Friday, 2 August 2013

Review - Dead Heat (1988 - Dir. Mark Goldblatt)



A little while ago we had our Buddy Movie Season. So the synopsis for Dead Heat sounds suspiciously standard issue. The punnily named straight-laced cop Roger Mortis (Treat Williams - maybe I smell another actor dedicated season coming on...) and his partner cop buddy, the laugh-a-minute Doug Bigelow (Joe Piscopo) are on the trail of some jewel thieves. In an interesting twist on the usual crime drama, the tea leaves are zombies who can take a lot of punishment, gunshot wise. Roger has a coroner friend, Dr Rebecca Smythers (Clare Kirkconnell), who he just so happens to have a thing for. And during their investigation they meet Randi James (Lindsay Frost) - who chose these names? - an attractive business type, who just so happens to take an instant dislike to Doug. Throw into the mix Vincent Price, playing the very rich father of Randi, and I think that in true Avatar fashion you can pretty much predict what's going to happen next.


Doug being the wise-cracking gagster is going to get killed, shot in the line of duty, and brought back as a zombie cop. Roger will get together with his Quincy-like friend and Randi will eventually fall madly in love with Doug, despite his deadness. Oh, and Vincent Price will be the main baddy, responsible for these zombie kleptos.


But none of that actually happens. Interestingly this review follows in the footsteps of, erm... Footsteps in the Fog (nice link) a film jam-packed full of story content. Dead Heat also messes with what is generally expected and I was never quite sure where it was going. It is a light-hearted jovial affair, despite being an 18, but has another darker side to it that reminds me of the films The Hidden and Monolith, (another film starring Lindsay Frost). One example of this is when our hapless heroes are in a Chinese butcher's shop. The animals get reanimated and attack. It's all a bit comedy. But then something else appears that is slightly more disturbing. A great scene.


The excellent Steve Johnson created the effects and pretty impressive they are too. At one point, one of the relatively well preserved zombies starts to visibly melt and the skin round its eye and mouth droops downwards. It's a brilliant effect and I would have to watch it again to figure out how it was done. One minor complaint about the make-up: at the end, one of the characters is in fairly extensive prosthetics and they cease to look like the character they were originally. The eyes don't look anything like the actor's eyes. If you told me a different actor played the part and they just added in the voice later, I'd believe you.

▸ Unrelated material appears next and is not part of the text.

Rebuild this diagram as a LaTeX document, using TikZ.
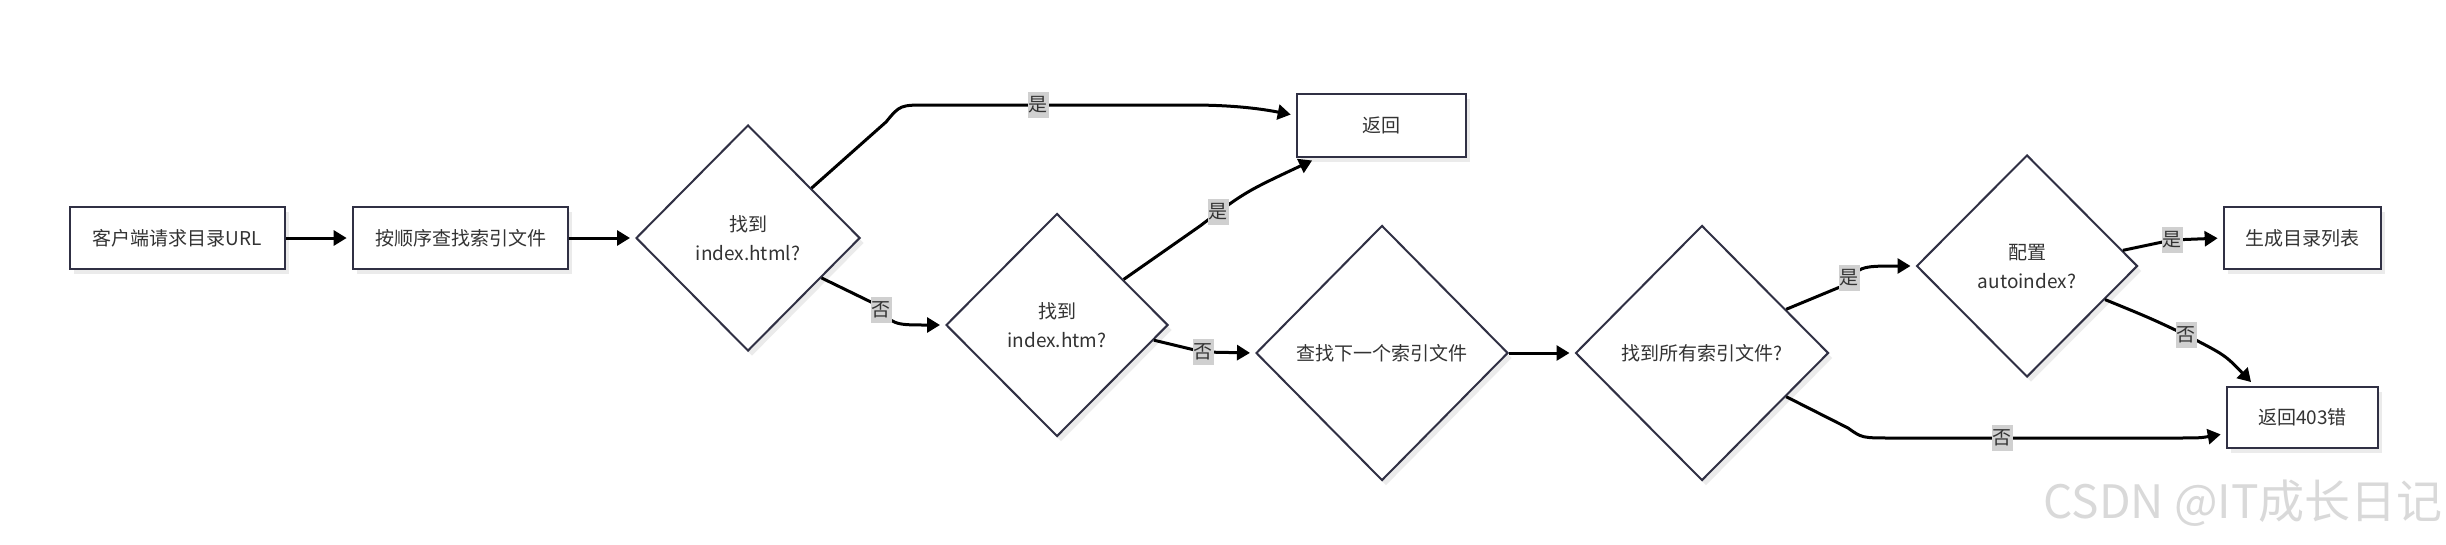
\documentclass[tikz,border=0pt]{standalone}
\usepackage{fontspec}
\setmainfont{Noto Sans CJK SC}
\usetikzlibrary{shapes.geometric,arrows.meta,calc,shadows}
\definecolor{bordc}{RGB}{48,48,68}
\definecolor{txtc}{RGB}{51,51,51}
\definecolor{lblbg}{RGB}{208,208,208}
\begin{document}
\begin{tikzpicture}[x=1pt,y=-1pt,
  base/.style={draw=bordc, fill=white, text=txtc, font=\fontsize{19}{29}\selectfont, align=center, inner sep=0pt,
    drop shadow={shadow xshift=4pt, shadow yshift=-5pt, fill=black!8, opacity=1}},
  proc/.style={base, rectangle, line width=2.7pt},
  decide/.style={base, diamond, line width=2pt},
  edge/.style={line width=3pt, -{Triangle[length=13pt,width=15pt]}, shorten >=5pt},
  lbl/.style={fill=lblbg, text=txtc, font=\fontsize{19}{19}\selectfont, inner xsep=1pt, inner ysep=4.5pt}]
\useasboundingbox (0,0) rectangle (2446,544);
\fill[white] (0,0) rectangle (2446,544);

% nodes
\node[proc, minimum width=215pt, minimum height=62pt] (B1) at (177.5,238) {客户端请求目录URL};
\node[proc, minimum width=215pt, minimum height=62pt] (B2) at (460.5,238) {按顺序查找索引文件};
\node[decide, minimum width=224pt, minimum height=226pt] (D1) at (748,238) {找到\\index.html?};
\node[decide, minimum width=222pt, minimum height=223pt] (D2) at (1057,325) {找到\\index.htm?};
\node[proc, minimum width=169pt, minimum height=63pt] (R1) at (1381.5,125.5) {返回};
\node[decide, minimum width=252pt, minimum height=255pt] (D3) at (1382,353) {查找下一个索引文件};
\node[decide, minimum width=253pt, minimum height=255pt] (D4) at (1702,353) {找到所有索引文件?};
\node[decide, minimum width=221pt, minimum height=222pt] (D5) at (2027,266) {配置\\autoindex?};
\node[proc, minimum width=157pt, minimum height=62pt] (G) at (2302.5,238) {生成目录列表};
\node[proc, minimum width=151pt, minimum height=61pt] (E) at (2302.5,417.5) {返回403错};

% start points on diamond edges
\coordinate (s1) at ($(D1.north)!0.5625!(D1.east)$);
\coordinate (s3) at ($(D1.south)!0.65!(D1.east)$);
\coordinate (s2) at ($(D2.north)!0.595!(D2.east)$);
\coordinate (s4) at ($(D2.south)!0.865!(D2.east)$);
\coordinate (s5) at ($(D4.north)!0.66!(D4.east)$);
\coordinate (s8) at ($(D4.south)!0.66!(D4.east)$);
\coordinate (s6) at ($(D5.north)!0.86!(D5.east)$);
\coordinate (s7) at ($(D5.south)!0.70!(D5.east)$);

% edges
\draw[edge] (B1.east) -- (B2.west);
\draw[edge] (B2.east) -- (D1.west);
\draw[edge] (s1) -- (886,122) .. controls (900,105) .. (928,105) -- (1190,105)
   .. controls (1235,105) and (1262,109) .. ([yshift=10pt]R1.west);
\draw[edge] (s2) -- (1200,226) .. controls (1245,192) .. ([xshift=21pt]R1.south west);
\draw[edge] (s3) -- (873,303) .. controls (893,325) .. (D2.west);
\draw[edge] (s4) -- (1203,352) -- (D3.west);
\draw[edge] (D3.east) -- (D4.west);
\draw[edge] (s5) -- (1840,287) .. controls (1860,266) .. (D5.west);
\draw[edge] (s6) -- (2172,240) -- (G.west);
\draw[edge] (s7) .. controls (2150,318) .. (2186,335) .. controls (2225,355) .. ([xshift=-48pt]E.north);
\draw[edge] (s8) -- (1848,428) .. controls (1862,438) .. (1892,438) -- (2170,438)
   .. controls (2200,438) .. ([yshift=-16pt]E.west);

% edge labels
\node[lbl] (l1) at (1038,105) {是};
\node[lbl] (l2) at (1218,212) {是};
\node[lbl] (l3) at (881,310) {否};
\node[lbl] (l4) at (1203,352) {否};
\node[lbl] (l5) at (1849,278) {是};
\node[lbl] (l6) at (2172,240) {是};
\node[lbl] (l7) at (2186,335) {否};
\node[lbl] (l8) at (2002,438) {否};

% watermark
\node[anchor=east, inner sep=0pt, font=\fontsize{46}{46}\selectfont, text=black!15] (wm) at (2443,503) {CSDN @IT成长日记};
\end{tikzpicture}
\end{document}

Let's get all of the moans out of the way: characters behaving stupidly always brings me out of horror films. So when I'm shouting for a character to smash a window, or even shoot it, to rescue someone and the character doesn't it seems a bit odd. Especially when it would have given the scene even greater emotional impact and shock value. A missed opportunity.


Gripes aside, this has to be one of the best zombie films that I've watched this year that I haven't seen before. It is very eighties, along with some quality mullets, but it's fun and different from the majority of films in this season. Recommended.
7/10
evlkeith



If you like this you could also try:
Monolith, The Hidden, Nightmare City


2 comments:

  1. I felt a little let down, but only because the film could NEVER have lived up to what I had hyped it to be in my head.

    Still such a great movie, and with shockingly good and fun visual effects.

    ReplyDelete
    Replies
    1. After watching Zombie 108 I needed a bit of fun.